By on 7.10.23 in Carolina Demographics, NC in Focus

The number of babies born each year in North Carolina, as well as the United States, has been dropping. We published a piece on the topic two years ago when provisional numbers were first released about birthrates during the 2020 pandemic. Since then, the final data has been released.  

(If you read both this piece and the piece we wrote earlier, you’ll notice that percentages are slightly different – that piece was based on provisional data and this piece is based on the final published data.) 

Between 2019 and 2020, North Carolina experienced a Covid-19 baby bust, with births in North Carolina decreasing by 1.7%. The largest decrease in births, -4.1%, occurred in the last quarter,(October through December), about nine months after the pandemic shut down occurred in March 2020. (We suspect the shutdown influenced decisions about whether to have a baby.)  

The sharpest decline took place in November 2020, when the birthrate dropped by 6 percent compared to the previous year. Overall, there were 1,995 fewer births in North Carolina in 2020 compared to 2019, and this downward trend continued throughout the early parts of 2021. 

Since April 2021, births in North Carolina have increased 

We looked at data from the NC State Center for Health Statistics. From 2021 to 2022, births in North Carolina have rebounded. From 2020 to 2021, we saw births increase by 3.2%. The biggest jump took place in in November 2021, which saw a 12.3 percent increase in births compared to November 2020.  

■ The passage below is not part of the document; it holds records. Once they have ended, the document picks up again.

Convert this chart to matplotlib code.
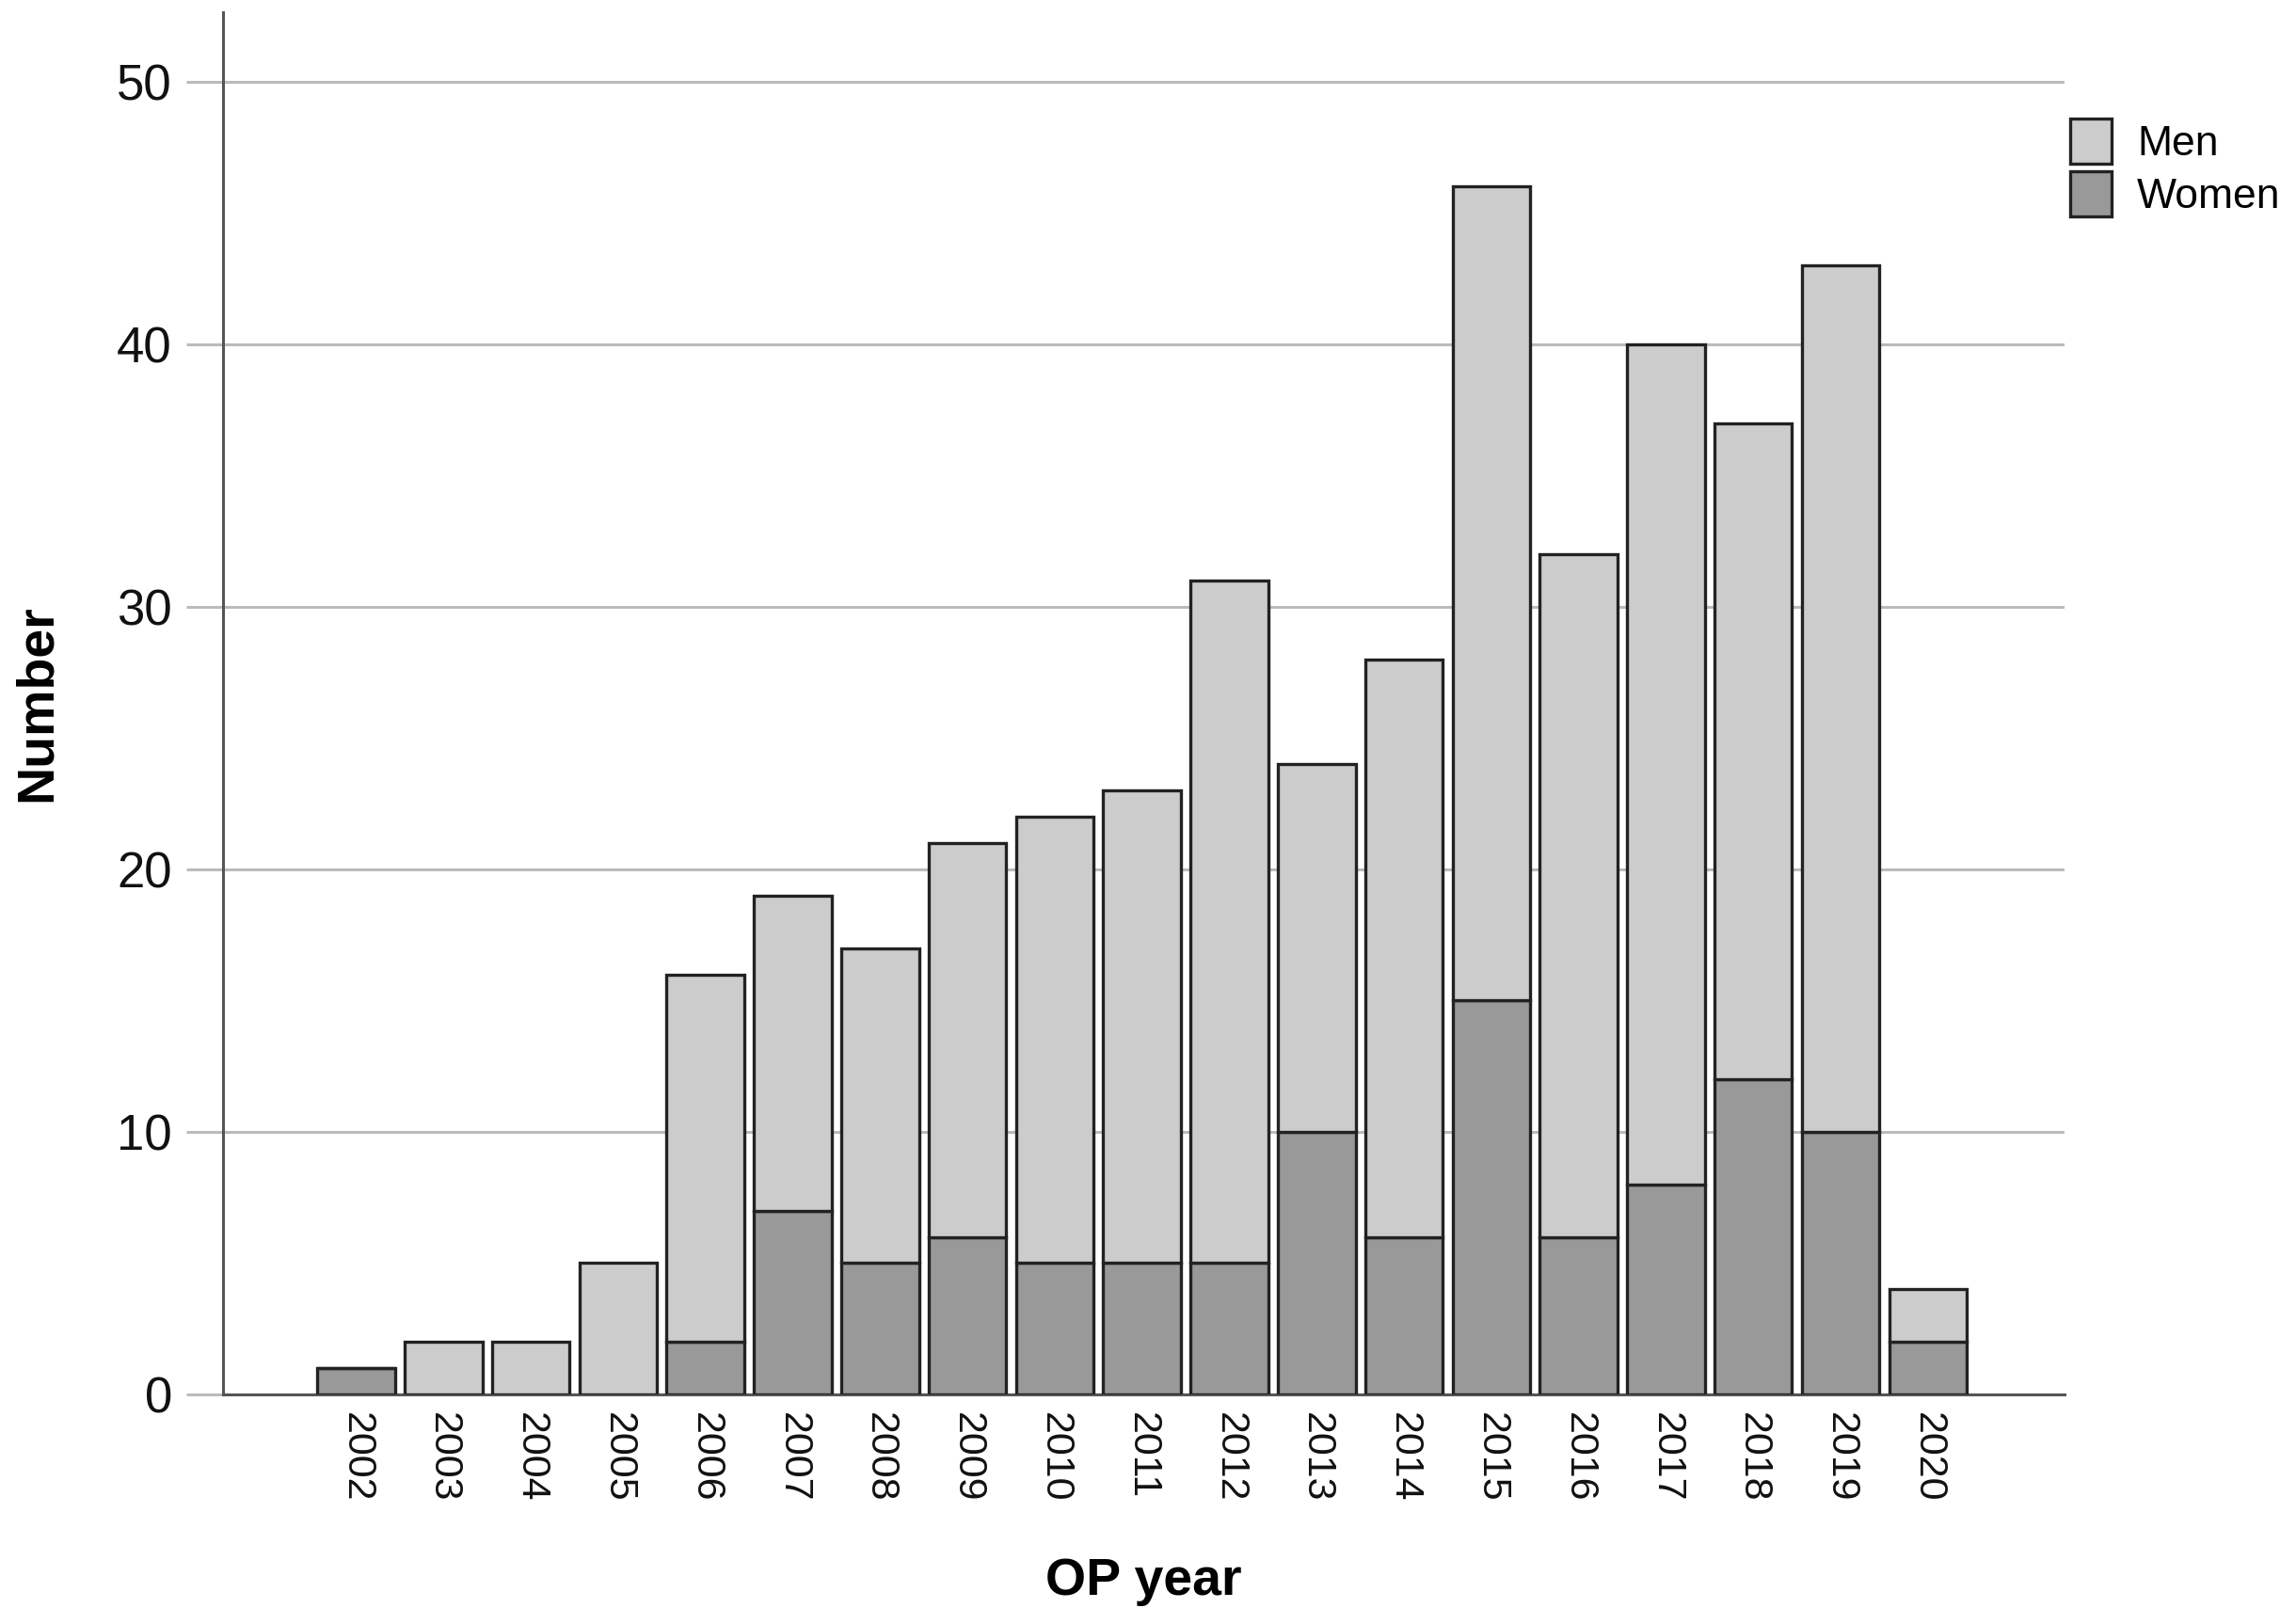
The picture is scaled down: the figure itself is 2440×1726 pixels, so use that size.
import matplotlib
matplotlib.use("Agg")
import matplotlib.pyplot as plt
from matplotlib.patches import Patch
import numpy as np

years = [2002, 2003, 2004, 2005, 2006, 2007, 2008, 2009, 2010, 2011,
         2012, 2013, 2014, 2015, 2016, 2017, 2018, 2019, 2020]
women = [1, 0, 0, 0, 2, 7, 5, 6, 5, 5, 5, 10, 6, 15, 6, 8, 12, 10, 2]
totals = [1, 2, 2, 5, 16, 19, 17, 21, 22, 23, 31, 24, 28, 46, 32, 40, 37, 43, 4]
men = [t - w for t, w in zip(totals, women)]
yticks = [0, 10, 20, 30, 40, 50]

plt.rcParams['font.family'] = ['Liberation Sans', 'DejaVu Sans']

fig = plt.figure(figsize=(24.4, 17.26), dpi=100)
ax = fig.add_axes([0.0971, 0.1414, 0.899 - 0.0971, 0.9925 - 0.1414])

x = np.arange(len(years))
width = 0.89
edge = '#222222'
lw = 2.4
ax.bar(x, women, width, color='#999999', edgecolor=edge, linewidth=lw, zorder=3)
ax.bar(x, men, width, bottom=women, color='#cccccc', edgecolor=edge, linewidth=lw, zorder=3)

ax.set_xlim(-1.525, len(years) - 1 + 1.56)
ax.set_ylim(0, 52.65)
ax.set_yticks(yticks)
ax.set_yticklabels([str(v) for v in yticks], fontsize=38, color='#111111')
ax.set_xticks(x)
ax.set_xticklabels([str(y) for y in years], rotation=270, fontsize=31, color='#111111')
ax.tick_params(axis='x', length=0, pad=14)
ax.tick_params(axis='y', length=28, width=2.2, color='#bbbbbb', pad=11)
ax.yaxis.grid(True, color='#bbbbbb', linewidth=2.2, zorder=0)
ax.set_axisbelow(True)

for s in ['top', 'right']:
    ax.spines[s].set_visible(False)
ax.spines['left'].set_color('#555555')
ax.spines['left'].set_linewidth(2.2)
ax.spines['bottom'].set_color('#555555')
ax.spines['bottom'].set_linewidth(2.2)

ax.set_ylabel('Number', fontsize=40, fontweight='bold', labelpad=42)
ax.set_xlabel('OP year', fontsize=40, fontweight='bold', labelpad=42)

handles = [Patch(facecolor='#cccccc', edgecolor=edge, linewidth=lw, label='Men'),
           Patch(facecolor='#999999', edgecolor=edge, linewidth=lw, label='Women')]
fig.legend(handles=handles, loc='upper left', bbox_to_anchor=(0.8852, 0.9504),
           frameon=False, fontsize=32, handlelength=1.0, handleheight=1.3,
           handletextpad=0.6, labelspacing=0.18)

fig.savefig('out.png', dpi=100)
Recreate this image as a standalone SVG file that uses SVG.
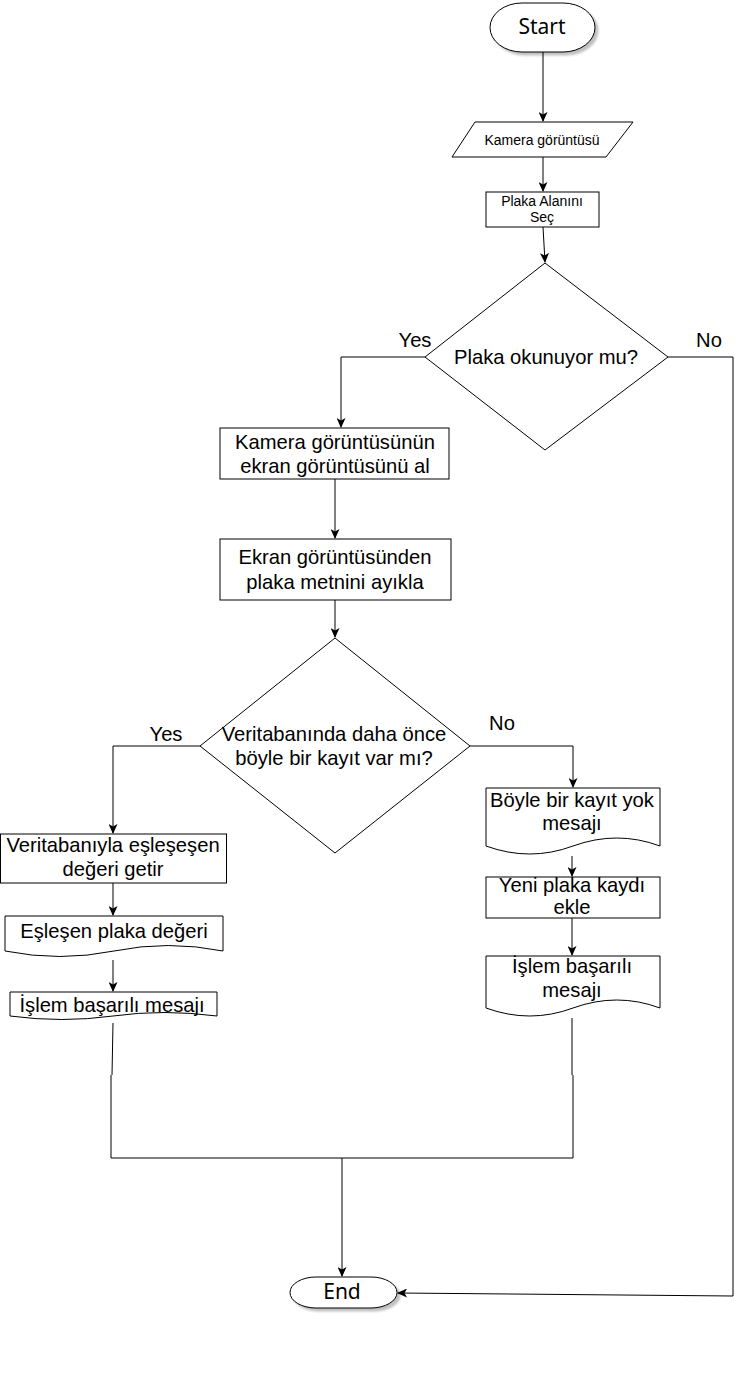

This trend continued into  2022, when there was a 2.7% increase in births year-over-year. Again, we see the  highest growth in November – an increase of 5.1% from November 2021 to November 2022. Provisional statistics indicate that there were 123,698 births in 2022, the highest number of births in North Carolina since 2009.  

North Carolina has recouped the “lost” births from the Covid-19 baby bust of 2020. Although North Carolina’s births have rebounded and there have been two years of consecutive growth, these figures do not suggest that the state is experiencing a baby boom. This is not the first time in the past decade that there has been growth in terms of births: in 2014, for instance, North Carolina births in North Carolina increased by 1.7% compared to 2013.

What this means

Despite an increase in births following the baby bust in 2020, the Total Fertility Rate (TFR) in North Carolina (the average number of children a woman would have in her life) remains below replacement level. In 2021, the last year that North Carolina’s Department of Health & Human Services (NCDHHS) published age-specific birth data, the TFR was 1.71, slightly higher than the national TFR (1.66), but still below the 2.1 needed for the population to remain steady. This means that without people moving into North Carolina (in-migration), North Carolina’s population is shrinking.